> _TASK OBJECTIVE_: Copy every record below exactly.

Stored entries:
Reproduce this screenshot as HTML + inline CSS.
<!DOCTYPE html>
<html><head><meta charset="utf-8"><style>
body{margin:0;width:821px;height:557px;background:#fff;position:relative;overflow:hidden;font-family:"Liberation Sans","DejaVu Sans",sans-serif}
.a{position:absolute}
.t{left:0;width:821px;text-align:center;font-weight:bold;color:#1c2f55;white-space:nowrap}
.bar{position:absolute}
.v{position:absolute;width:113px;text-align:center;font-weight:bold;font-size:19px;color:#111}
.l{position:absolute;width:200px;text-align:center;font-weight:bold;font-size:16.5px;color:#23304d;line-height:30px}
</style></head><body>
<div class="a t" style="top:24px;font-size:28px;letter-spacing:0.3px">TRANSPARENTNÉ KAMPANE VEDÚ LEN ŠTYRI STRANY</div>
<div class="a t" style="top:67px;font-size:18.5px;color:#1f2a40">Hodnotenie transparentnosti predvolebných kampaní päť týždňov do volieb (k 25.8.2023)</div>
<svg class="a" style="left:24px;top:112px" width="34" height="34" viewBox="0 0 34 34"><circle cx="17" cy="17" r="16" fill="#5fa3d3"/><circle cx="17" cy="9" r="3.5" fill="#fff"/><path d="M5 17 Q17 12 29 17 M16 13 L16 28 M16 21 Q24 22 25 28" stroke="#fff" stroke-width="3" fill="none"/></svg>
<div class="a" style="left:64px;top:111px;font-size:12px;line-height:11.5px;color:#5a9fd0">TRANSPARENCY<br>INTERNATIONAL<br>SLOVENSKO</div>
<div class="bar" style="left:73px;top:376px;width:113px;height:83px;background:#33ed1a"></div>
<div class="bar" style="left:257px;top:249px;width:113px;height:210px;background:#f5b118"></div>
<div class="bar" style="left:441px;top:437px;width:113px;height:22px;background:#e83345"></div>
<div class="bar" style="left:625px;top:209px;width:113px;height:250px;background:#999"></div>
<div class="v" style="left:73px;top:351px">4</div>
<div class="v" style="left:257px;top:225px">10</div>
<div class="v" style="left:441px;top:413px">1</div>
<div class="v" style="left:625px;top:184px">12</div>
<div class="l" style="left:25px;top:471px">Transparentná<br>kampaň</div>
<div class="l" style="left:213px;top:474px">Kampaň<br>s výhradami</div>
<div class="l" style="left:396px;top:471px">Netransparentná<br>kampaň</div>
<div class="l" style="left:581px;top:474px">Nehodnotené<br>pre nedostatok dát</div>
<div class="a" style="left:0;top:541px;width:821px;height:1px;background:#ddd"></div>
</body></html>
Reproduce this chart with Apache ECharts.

> _CORRECT OUTPUT_:
Reproduce this screenshot as HTML + inline CSS.
<!DOCTYPE html>
<html><head><meta charset="utf-8"><style>
body{margin:0;width:821px;height:557px;background:#fff;position:relative;overflow:hidden;font-family:"Liberation Sans","DejaVu Sans",sans-serif}
.a{position:absolute}
.t{left:0;width:821px;text-align:center;font-weight:bold;color:#1c2f55;white-space:nowrap}
.bar{position:absolute}
.v{position:absolute;width:113px;text-align:center;font-weight:bold;font-size:19px;color:#111}
.l{position:absolute;width:200px;text-align:center;font-weight:bold;font-size:16.5px;color:#23304d;line-height:30px}
</style></head><body>
<div class="a t" style="top:24px;font-size:28px;letter-spacing:0.3px">TRANSPARENTNÉ KAMPANE VEDÚ LEN ŠTYRI STRANY</div>
<div class="a t" style="top:67px;font-size:18.5px;color:#1f2a40">Hodnotenie transparentnosti predvolebných kampaní päť týždňov do volieb (k 25.8.2023)</div>
<svg class="a" style="left:24px;top:112px" width="34" height="34" viewBox="0 0 34 34"><circle cx="17" cy="17" r="16" fill="#5fa3d3"/><circle cx="17" cy="9" r="3.5" fill="#fff"/><path d="M5 17 Q17 12 29 17 M16 13 L16 28 M16 21 Q24 22 25 28" stroke="#fff" stroke-width="3" fill="none"/></svg>
<div class="a" style="left:64px;top:111px;font-size:12px;line-height:11.5px;color:#5a9fd0">TRANSPARENCY<br>INTERNATIONAL<br>SLOVENSKO</div>
<div class="bar" style="left:73px;top:376px;width:113px;height:83px;background:#33ed1a"></div>
<div class="bar" style="left:257px;top:249px;width:113px;height:210px;background:#f5b118"></div>
<div class="bar" style="left:441px;top:437px;width:113px;height:22px;background:#e83345"></div>
<div class="bar" style="left:625px;top:209px;width:113px;height:250px;background:#999"></div>
<div class="v" style="left:73px;top:351px">4</div>
<div class="v" style="left:257px;top:225px">10</div>
<div class="v" style="left:441px;top:413px">1</div>
<div class="v" style="left:625px;top:184px">12</div>
<div class="l" style="left:25px;top:471px">Transparentná<br>kampaň</div>
<div class="l" style="left:213px;top:474px">Kampaň<br>s výhradami</div>
<div class="l" style="left:396px;top:471px">Netransparentná<br>kampaň</div>
<div class="l" style="left:581px;top:474px">Nehodnotené<br>pre nedostatok dát</div>
<div class="a" style="left:0;top:541px;width:821px;height:1px;background:#ddd"></div>
</body></html>
Reproduce this chart with Apache ECharts.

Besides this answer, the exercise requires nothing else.